According to his story, Winsor and his colleagues knew enough about the material that they were handling to prevent most skin burns, but they had a job to do and did not allow a desire to lower doses below the level of immediate risk to impede their successful accomplishment.

During his more than 30 years of professional involvement in handling nuclear materials, Winsor stubbornly refused to change his habits. He considered the used fuel pool at the Morris, IL recycling plant to be his personal “warm swimming hole”, he gave talks during which he licked uranium dioxide off of the palm of his hand and he once filled a two liter bottle from a used fuel pool and kept that water on his office desk for a daily drink.

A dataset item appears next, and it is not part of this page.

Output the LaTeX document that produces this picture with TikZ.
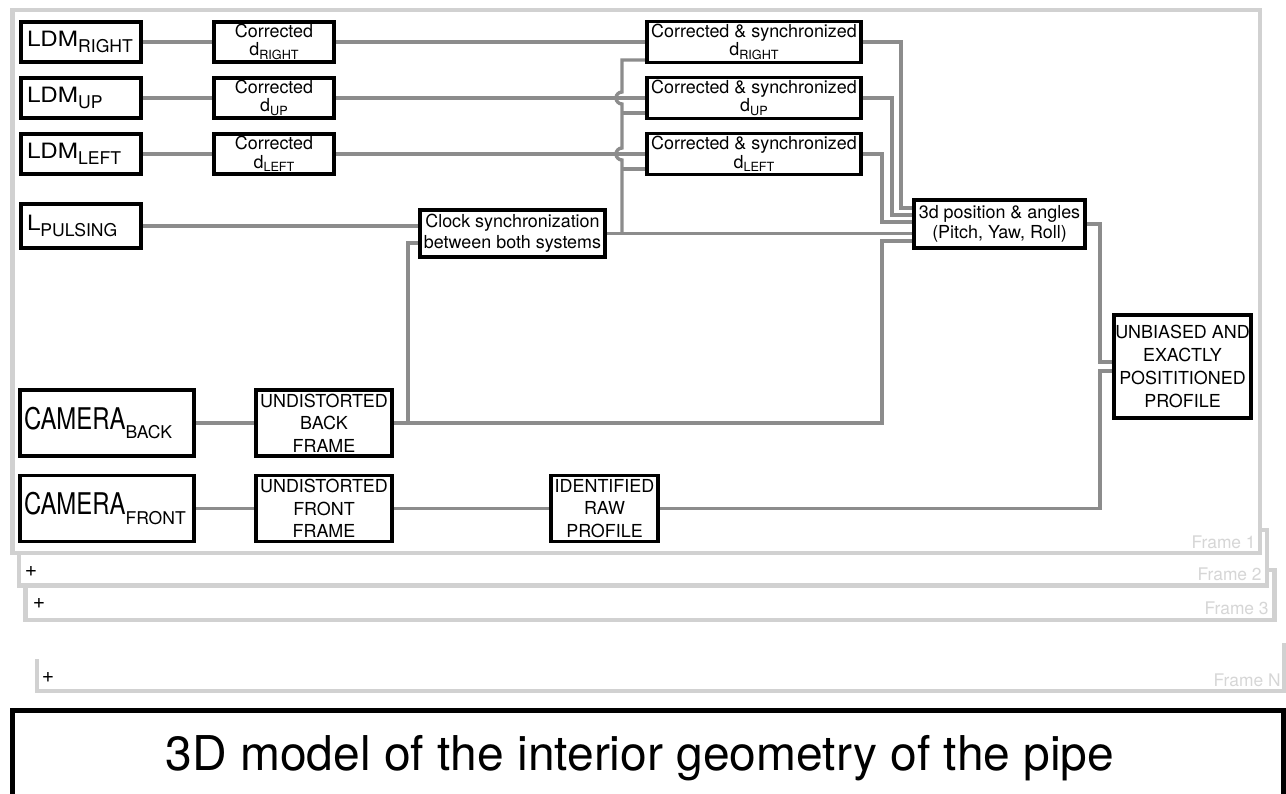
\documentclass[tikz,border=0pt]{standalone}
\usepackage{fontspec}
\setmainfont{TeX Gyre Heros}
\newfontfamily\widefont{TeX Gyre Heros}[FakeStretch=1.15]
\newfontfamily\narrowfont{TeX Gyre Heros}[FakeStretch=0.8]
\usetikzlibrary{backgrounds}

\newcommand{\lo}[1]{\raisebox{-0.6ex}{\normalfont\fontsize{10}{12}\selectfont #1}}
\newcommand{\dlo}[1]{d\raisebox{-0.4ex}{\normalfont\fontsize{7.2}{8}\selectfont #1}}

\tikzset{
  blk/.style={draw, line width=2.2pt, fill=white, inner sep=0pt, align=center,
    font=\fontsize{10.2}{11.5}\selectfont},
  ldmbox/.style={blk, align=left, text width=2.16cm, inner xsep=0.12cm, minimum height=0.8cm,
    font=\widefont\fontsize{12}{14}\selectfont},
  corbox/.style={blk, minimum width=2.4cm, minimum height=0.8cm},
  syncbox/.style={blk, minimum width=4.28cm, minimum height=0.82cm},
  cambox/.style={blk, align=left, text width=3.32cm, inner xsep=0.08cm, minimum height=1.32cm,
    font=\narrowfont\fontsize{17}{19}\selectfont},
  capsbox/.style={blk, font=\fontsize{10.2}{12.8}\selectfont, minimum height=1.32cm},
  wire/.style={draw=black!45, line width=1.9pt},
  frm/.style={draw=black!18, line width=2.8pt, fill=white},
  frmlbl/.style={text=black!16, font=\fontsize{9.9}{12}\selectfont, anchor=base east, inner sep=0pt},
  plus/.style={font=\fontsize{12}{14}\selectfont, inner sep=0pt},
}

\begin{document}
\begin{tikzpicture}[x=0.02cm, y=-0.02cm]
\useasboundingbox (0,0) rectangle (1286,794);

% stacked frames, back to front
\begin{pgfonlayer}{background}
\draw[frm, fill=none] (37,659) -- (37,691) -- (1284,691) -- (1284,643);
\draw[frm] (25.5,570) rectangle (1274.5,620);
\draw[frm] (19,530) rectangle (1267,585.5);
\draw[frm] (12.5,10) rectangle (1260,553);
\end{pgfonlayer}

\node[frmlbl] (f1) at (1256,548) {Frame 1};
\node[frmlbl] (f2) at (1262,580) {Frame 2};
\node[frmlbl] (f3) at (1269,614) {Frame 3};
\node[frmlbl] (fN) at (1281,686) {Frame N};
\node[plus] (p2) at (31,572) {+};
\node[plus] (p3) at (39,604) {+};
\node[plus] (pN) at (48,677) {+};

% sensors
\node[ldmbox] (ldmR) at (81,42) {LDM\lo{RIGHT}};
\node[ldmbox] (ldmU) at (81,98) {LDM\lo{UP}};
\node[ldmbox] (ldmL) at (81,154) {LDM\lo{LEFT}};
\node[ldmbox, minimum height=0.88cm] (lpuls) at (81,226) {L\lo{PULSING}};

\node[corbox] (corR) at (274,42) {Corrected\\[-1pt]\dlo{RIGHT}};
\node[corbox] (corU) at (274,98) {Corrected\\[-1pt]\dlo{UP}};
\node[corbox] (corL) at (274,154) {Corrected\\[-1pt]\dlo{LEFT}};

\node[syncbox] (syncR) at (754,42) {Corrected \& synchronized\\[-1pt]\dlo{RIGHT}};
\node[syncbox] (syncU) at (754,98) {Corrected \& synchronized\\[-1pt]\dlo{UP}};
\node[syncbox] (syncL) at (754,154) {Corrected \& synchronized\\[-1pt]\dlo{LEFT}};

\node[blk, font=\fontsize{10.2}{11.9}\selectfont, minimum width=3.7cm, minimum height=0.94cm]
  (clock) at (512.5,233.5) {Clock synchronization\\between both systems};
\node[blk, font=\fontsize{10.2}{11.3}\selectfont, minimum width=3.42cm, minimum height=0.96cm]
  (pos3d) at (999.5,224) {3d position \& angles\\(Pitch, Yaw, Roll)};
\node[blk, font=\fontsize{10.2}{13.2}\selectfont, minimum width=2.74cm, minimum height=2.06cm]
  (unb) at (1182.5,366.5) {UNBIASED AND\\EXACTLY\\POSITITIONED\\PROFILE};

% cameras
\node[cambox] (camB) at (107,423) {CAMERA\lo{BACK}};
\node[cambox] (camF) at (107,508.5) {CAMERA\lo{FRONT}};
\node[capsbox, minimum width=2.72cm] (undB) at (324,423) {UNDISTORTED\\BACK\\FRAME};
\node[capsbox, minimum width=2.72cm] (undF) at (324,508.5) {UNDISTORTED\\FRONT\\FRAME};
\node[capsbox, minimum width=2.14cm] (ident) at (604.5,508.5) {IDENTIFIED\\RAW\\PROFILE};

% result
\node[draw, line width=2.8pt, minimum width=25.41cm, minimum height=1.9cm, inner sep=0pt,
  font=\fontsize{27.3}{32}\selectfont] (model) at (648,758)
  {3D model of the interior geometry of the pipe\hspace*{0.32cm}};

\coordinate (busR) at (622,60);
\coordinate (busU) at (622,113);
\coordinate (busL) at (622,169);
\coordinate (kR) at (901,208);
\coordinate (kU) at (892,215);
\coordinate (kL) at (882,222);
\coordinate (kB) at (882,241);
\coordinate (kC) at (408,243);
\coordinate (kP) at (1100,362);
\coordinate (kI) at (1100,371);

\begin{pgfonlayer}{background}
\draw[wire] (ldmR) -- (corR);
\draw[wire] (ldmU) -- (corU);
\draw[wire] (ldmL) -- (corL);
\draw[wire] (corR) -- (syncR);
\draw[wire] (corU) -- (syncU);
\draw[wire] (corL) -- (syncL);
\draw[wire] (lpuls.east) -- (lpuls.east -| clock.west);
\draw[wire] (clock.east) -- (clock.east -| pos3d.west);
% bus jumps over the d lines
\draw[wire] (clock.east -| busR) -- (622,160) arc[start angle=270, end angle=90, radius=0.12cm]
  -- (622,104) arc[start angle=270, end angle=90, radius=0.12cm] -- (busR) -- (busR -| syncR.west);
\draw[wire] (busU) -- (busU -| syncU.west);
\draw[wire] (busL) -- (busL -| syncL.west);
\draw[wire] (syncR.east) -| (kR) -- (kR -| pos3d.west);
\draw[wire] (syncU.east) -| (kU) -- (kU -| pos3d.west);
\draw[wire] (syncL.east) -| (kL) -- (kL -| pos3d.west);
\draw[wire] (camB) -- (undB);
\draw[wire] (undB) -| (kB) -- (kB -| pos3d.west);
\draw[wire] (kC |- undB) -- (kC) -- (kC -| clock.west);
\draw[wire] (camF) -- (undF);
\draw[wire] (undF) -- (ident);
\draw[wire] (pos3d.east) -| (kP) -- (kP -| unb.west);
\draw[wire] (ident) -| (kI) -- (kI -| unb.west);
\end{pgfonlayer}
\end{tikzpicture}
\end{document}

If you pay close attention, you should come away with the impression that Winsor was not foolhardy; he was well aware of the real behavior of the materials that he measured. In Winsor’s opinion, imposition of unreasonably tight rules associated with radiation protection has been a cost-increasing strategy akin to the “feather bedding” practices of railroad engineers.

Winsor passed away a few years ago. He was in his 80s and his death was apparently from the normal kinds of natural causes that afflict people of a certain age.

Throughout Winsor’s talk, he points out the physical value of the irradiated material that some people insist on calling high level waste. He asks the final important questions – “Who owns the plutonium?” and “How much is it worth?” He recognizes that using it beneficially threatens a number of powerful interests.